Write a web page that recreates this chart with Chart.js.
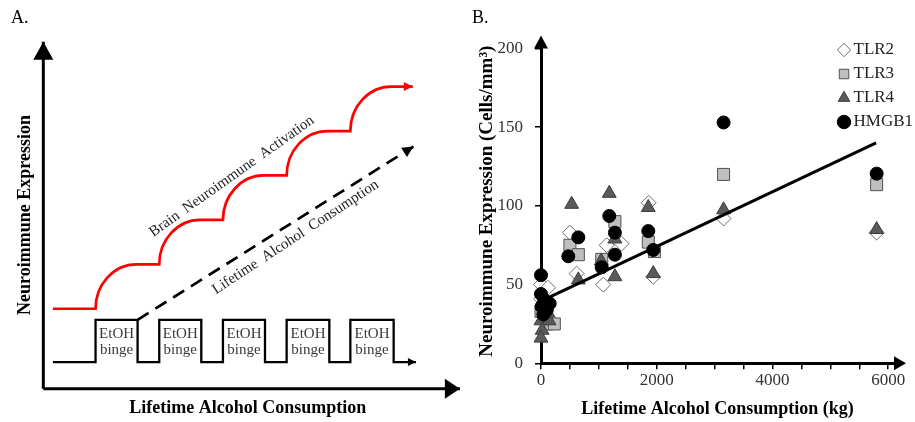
<!DOCTYPE html>
<html>
<head>
<meta charset="utf-8">
<script src="https://cdn.jsdelivr.net/npm/chart.js@4.4.1/dist/chart.umd.min.js"></script>
<style>
  html, body { margin: 0; padding: 0; background: #fff; }
  #wrap { position: relative; width: 915px; height: 422px; }
  #panelA { position: absolute; left: 0; top: 0; }
  #panelB { position: absolute; left: 465px; top: 0; }
</style>
</head>
<body>
<div id="wrap">
  <canvas id="panelA" width="465" height="422"></canvas>
  <canvas id="panelB" width="450" height="422"></canvas>
</div>
<script>
const SERIF = '"Liberation Serif", "Times New Roman", serif';
Chart.defaults.font.family = SERIF;

// Panel A - schematic, arbitrary units
const bingeStart = [1, 2, 3, 4, 5];
const bingeEnd = [1.66, 2.66, 3.66, 4.67, 5.68];
const bingeLevels = [0.6, 1.55];          // low, high
const waveRange = [0.33, 6.03];
const activationLevels = [1.8, 2.8, 3.8, 4.8, 5.8, 6.8];
const activationRange = [0.33, 5.98];
const riseWidth = 0.64;
const consumptionX = [1.66, 5.99];
const consumptionY = [1.55, 5.45];
const axisAX = [0.18, 6.72];
const axisAY = [0, 7.81];

// Panel B - scatter data (kg, cells/mm3)
const tlr2X = [0, 120, 0, 180, 60, 500, 615, 1077, 1135, 1390, 1860, 1940, 3155, 5800];
const tlr2Y = [50, 48, 41, 27, 36, 83, 57, 50, 75, 76, 102, 55, 92, 83];
const tlr3X = [0, 100, 230, 50, 500, 645, 1050, 1277, 1854, 1960, 3155, 5800];
const tlr3Y = [33, 25, 25, 38, 75, 69, 66, 90, 77, 71, 120, 113.5];
const tlr4X = [0, 140, 20, 0, 120, 530, 645, 1040, 1180, 1277, 1277, 1854, 1940, 3155, 5800];
const tlr4Y = [27, 27, 21, 16, 32, 101, 53, 65, 108, 55, 79, 99, 57, 97.5, 85];
const hmgb1X = [0, 0, 10, 60, 150, 40, 100, 472, 645, 1049, 1180, 1277, 1277, 1854, 1940, 3155, 5800];
const hmgb1Y = [56, 44, 36, 40, 38, 31, 34, 68, 80, 61, 93.6, 83, 69, 84, 72, 153, 120.5];
const trendX = [0, 5790];
const trendY = [39.5, 140];
const xTickValues = [0, 500, 1000, 1500, 2000, 2500, 3000, 3500, 4000, 4500, 5000, 5500, 6000];
const xLabelValues = [0, 2000, 4000, 6000];

const pairs = (xs, ys) => xs.map((x, i) => ({ x: x, y: ys[i] }));

// build the binge square wave and the stepped activation curve
const wave = [{ x: waveRange[0], y: bingeLevels[0] }];
bingeStart.forEach((s, i) => {
    wave.push({ x: s, y: bingeLevels[0] }, { x: s, y: bingeLevels[1] },
              { x: bingeEnd[i], y: bingeLevels[1] }, { x: bingeEnd[i], y: bingeLevels[0] });
});
wave.push({ x: waveRange[1], y: bingeLevels[0] });

const activation = [{ x: activationRange[0], y: activationLevels[0] }];
bingeStart.forEach((s, i) => {
    activation.push({ x: s, y: activationLevels[i] }, { x: s + riseWidth, y: activationLevels[i + 1] });
});
activation.push({ x: activationRange[1], y: activationLevels[activationLevels.length - 1] });

function arrowHead(ctx, from, tip, len, half, color) {
    const a = Math.atan2(tip.y - from.y, tip.x - from.x);
    ctx.save();
    ctx.translate(tip.x, tip.y);
    ctx.rotate(a);
    ctx.beginPath();
    ctx.moveTo(0, 0);
    ctx.lineTo(-len, -half);
    ctx.lineTo(-len, half);
    ctx.closePath();
    ctx.fillStyle = color;
    ctx.fill();
    ctx.restore();
}

function label(ctx, text, px, py, font, color, angle, baseline) {
    ctx.save();
    ctx.translate(px, py);
    ctx.rotate((angle || 0) * Math.PI / 180);
    ctx.font = font;
    ctx.fillStyle = color;
    ctx.textAlign = 'center';
    ctx.textBaseline = baseline || 'middle';
    ctx.fillText(text, 0, 0);
    ctx.restore();
}

const schematic = {
    id: 'schematic',
    afterDatasetsDraw(chart) {
        const { ctx, scales: { x, y } } = chart;
        chart.data.datasets.forEach((ds, i) => {
            const pts = chart.getDatasetMeta(i).data;
            if (ds.curvedSteps) {
                ctx.save();
                ctx.strokeStyle = ds.borderColor;
                ctx.lineWidth = ds.borderWidth;
                ctx.beginPath();
                ctx.moveTo(pts[0].x, pts[0].y);
                for (let k = 1; k < pts.length; k++) {
                    const p0 = pts[k - 1], p1 = pts[k];
                    if (Math.abs(p0.y - p1.y) > 0.5) {
                        ctx.bezierCurveTo(p0.x, p0.y + (p1.y - p0.y) * 0.55,
                                          p1.x - (p1.x - p0.x) * 0.55, p1.y, p1.x, p1.y);
                    } else {
                        ctx.lineTo(p1.x, p1.y);
                    }
                }
                ctx.stroke();
                ctx.restore();
            }
            if (ds.arrow) {
                const n = pts.length;
                arrowHead(ctx, pts[n - 2], pts[n - 1], ds.arrow[0], ds.arrow[1], ds.borderColor);
            }
        });

        bingeStart.forEach((s, i) => {
            const cx = x.getPixelForValue((s + bingeEnd[i]) / 2);
            label(ctx, 'EtOH', cx, y.getPixelForValue(1.134), '15px ' + SERIF, '#3a3a3a', 0, 'alphabetic');
            label(ctx, 'binge', cx, y.getPixelForValue(0.774), '15px ' + SERIF, '#3a3a3a', 0, 'alphabetic');
        });
        label(ctx, 'Brain  Neuroimmune  Activation', x.getPixelForValue(3.14), y.getPixelForValue(4.78),
              '15px ' + SERIF, '#222', -35.4);
        label(ctx, 'Lifetime  Alcohol  Consumption', x.getPixelForValue(4.14), y.getPixelForValue(3.41),
              '15px ' + SERIF, '#222', -33.4);
        label(ctx, 'Neuroimmune Expression', x.getPixelForValue(-0.108), y.getPixelForValue(3.91),
              'bold 18px ' + SERIF, '#000', -90);
        label(ctx, 'Lifetime Alcohol Consumption', x.getPixelForValue(3.39), y.getPixelForValue(-0.435),
              'bold 18px ' + SERIF, '#000', 0);
        ctx.save();
        ctx.font = '18px ' + SERIF;
        ctx.fillStyle = '#000';
        ctx.textBaseline = 'middle';
        ctx.fillText('A.', 11, 18);
        ctx.restore();
    }
};

new Chart(document.getElementById('panelA'), {
    type: 'scatter',
    data: {
        datasets: [
            { data: pairs([axisAX[0], axisAX[0]], axisAY), borderColor: '#000', borderWidth: 3, arrow: [18, 10] },
            { data: pairs(axisAX, [axisAY[0], axisAY[0]]), borderColor: '#000', borderWidth: 3, arrow: [15, 10] },
            { data: wave, borderColor: '#000', borderWidth: 2.3, borderJoinStyle: 'miter', arrow: [8, 4] },
            { data: pairs(consumptionX, consumptionY), borderColor: '#000', borderWidth: 2.7, borderDash: [13, 8], arrow: [11, 5.5] },
            { data: activation, borderColor: '#ff0000', borderWidth: 2.7, showLine: false, curvedSteps: true, arrow: [9, 4.5] }
        ].map(d => Object.assign({ showLine: true, pointRadius: 0, clip: false, tension: 0 }, d))
    },
    options: {
        responsive: false,
        animation: false,
        devicePixelRatio: 1,
        layout: { padding: 0 },
        plugins: { legend: { display: false }, tooltip: { enabled: false } },
        scales: {
            x: { type: 'linear', display: false, min: -0.5, max: 6.8 },
            y: { type: 'linear', display: false, min: -0.75, max: 8.75 }
        }
    },
    plugins: [schematic]
});

// Panel B
const axisArrows = {
    id: 'axisArrows',
    afterLayout(chart) {
        // legend sits inside the plot, top right
        const lg = chart.legend;
        lg.left = 371;
        lg.top = 34.5;
        lg.bottom = lg.top + 160;
        lg.right = lg.left + lg.width;
    },
    afterDraw(chart) {
        const { ctx, chartArea: a, scales: { x, y } } = chart;
        const x0 = x.getPixelForValue(0), y0 = y.getPixelForValue(0);
        arrowHead(ctx, { x: x0, y: a.top }, { x: x0, y: a.top - 13 }, 13, 7, '#000');
        arrowHead(ctx, { x: a.right, y: y0 }, { x: a.right + 12, y: y0 }, 12, 7, '#000');
        ctx.save();
        ctx.font = '18px ' + SERIF;
        ctx.fillStyle = '#000';
        ctx.textBaseline = 'middle';
        ctx.fillText('B.', 7, 18);
        ctx.restore();
    }
};

new Chart(document.getElementById('panelB'), {
    type: 'scatter',
    data: {
        datasets: [
            { label: 'TLR2', data: pairs(tlr2X, tlr2Y), pointStyle: 'rectRot', pointRadius: 7.5,
              backgroundColor: '#ffffff', borderColor: '#6e6e6e', borderWidth: 1, order: 4 },
            { label: 'TLR3', data: pairs(tlr3X, tlr3Y), pointStyle: 'rect', pointRadius: 8.5,
              backgroundColor: '#bfbfbf', borderColor: '#505050', borderWidth: 1, order: 3 },
            { label: 'TLR4', data: pairs(tlr4X, tlr4Y), pointStyle: 'triangle', pointRadius: 8,
              backgroundColor: '#5a5a5a', borderColor: '#3c3c3c', borderWidth: 1, order: 2 },
            { label: 'HMGB1', data: pairs(hmgb1X, hmgb1Y), pointStyle: 'circle', pointRadius: 6.5,
              backgroundColor: '#000000', borderColor: '#000000', borderWidth: 1, order: 1 },
            { label: 'trend', data: pairs(trendX, trendY), showLine: true, pointRadius: 0,
              borderColor: '#000', borderWidth: 3, order: 0 }
        ].map(d => Object.assign({ clip: false, pointHoverRadius: 0 }, d))
    },
    options: {
        responsive: false,
        animation: false,
        devicePixelRatio: 1,
        layout: { padding: { left: 0, right: 21, top: 48.5, bottom: 0 } },
        plugins: {
            tooltip: { enabled: false },
            legend: {
                position: 'chartArea',
                align: 'start',
                labels: {
                    usePointStyle: true,
                    boxWidth: 2,
                    boxHeight: 9.5,
                    padding: 7,
                    color: '#222',
                    font: { size: 17 },
                    filter: item => item.datasetIndex < 4,
                    sort: (a, b) => a.datasetIndex - b.datasetIndex
                }
            }
        },
        scales: {
            x: {
                type: 'linear',
                min: 0,
                max: 6100,
                afterFit: s => { s.height = 58.7; },
                afterBuildTicks: s => { s.ticks = xTickValues.map(v => ({ value: v })); },
                border: { color: '#000', width: 3 },
                grid: { drawOnChartArea: false, drawTicks: true, tickLength: 6, color: '#000', lineWidth: 1.5 },
                ticks: {
                    autoSkip: false, maxRotation: 0, padding: 1, color: '#333', font: { size: 17 },
                    callback: v => (xLabelValues.includes(v) ? String(v) : '')
                },
                title: { display: true, text: 'Lifetime Alcohol Consumption (kg)', color: '#000',
                         font: { size: 18, weight: 'bold' }, padding: { top: 0, bottom: 2 } }
            },
            y: {
                type: 'linear',
                min: 0,
                max: 200,
                afterFit: s => { s.width = 76; },
                border: { color: '#000', width: 3 },
                grid: { drawOnChartArea: false, drawTicks: true, tickLength: 6, color: '#000', lineWidth: 1.5 },
                ticks: { stepSize: 50, includeBounds: false, padding: 12, color: '#333', font: { size: 17 } },
                title: { display: true, text: '\u2002Neuroimmune Expression (Cells/mm³)', color: '#000',
                         font: { size: 19, weight: 'bold' }, padding: { top: 11, bottom: 0 } }
            }
        }
    },
    plugins: [axisArrows]
});
</script>
</body>
</html>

#### [Given exercise]
Reproduce the material above exactly, first line through the line that contains "Chart.defaults.font.family = SERIF;", minus the pictures.

#### [Worked solution]
Write a web page that recreates this chart with Chart.js.
<!DOCTYPE html>
<html>
<head>
<meta charset="utf-8">
<script src="https://cdn.jsdelivr.net/npm/chart.js@4.4.1/dist/chart.umd.min.js"></script>
<style>
  html, body { margin: 0; padding: 0; background: #fff; }
  #wrap { position: relative; width: 915px; height: 422px; }
  #panelA { position: absolute; left: 0; top: 0; }
  #panelB { position: absolute; left: 465px; top: 0; }
</style>
</head>
<body>
<div id="wrap">
  <canvas id="panelA" width="465" height="422"></canvas>
  <canvas id="panelB" width="450" height="422"></canvas>
</div>
<script>
const SERIF = '"Liberation Serif", "Times New Roman", serif';
Chart.defaults.font.family = SERIF;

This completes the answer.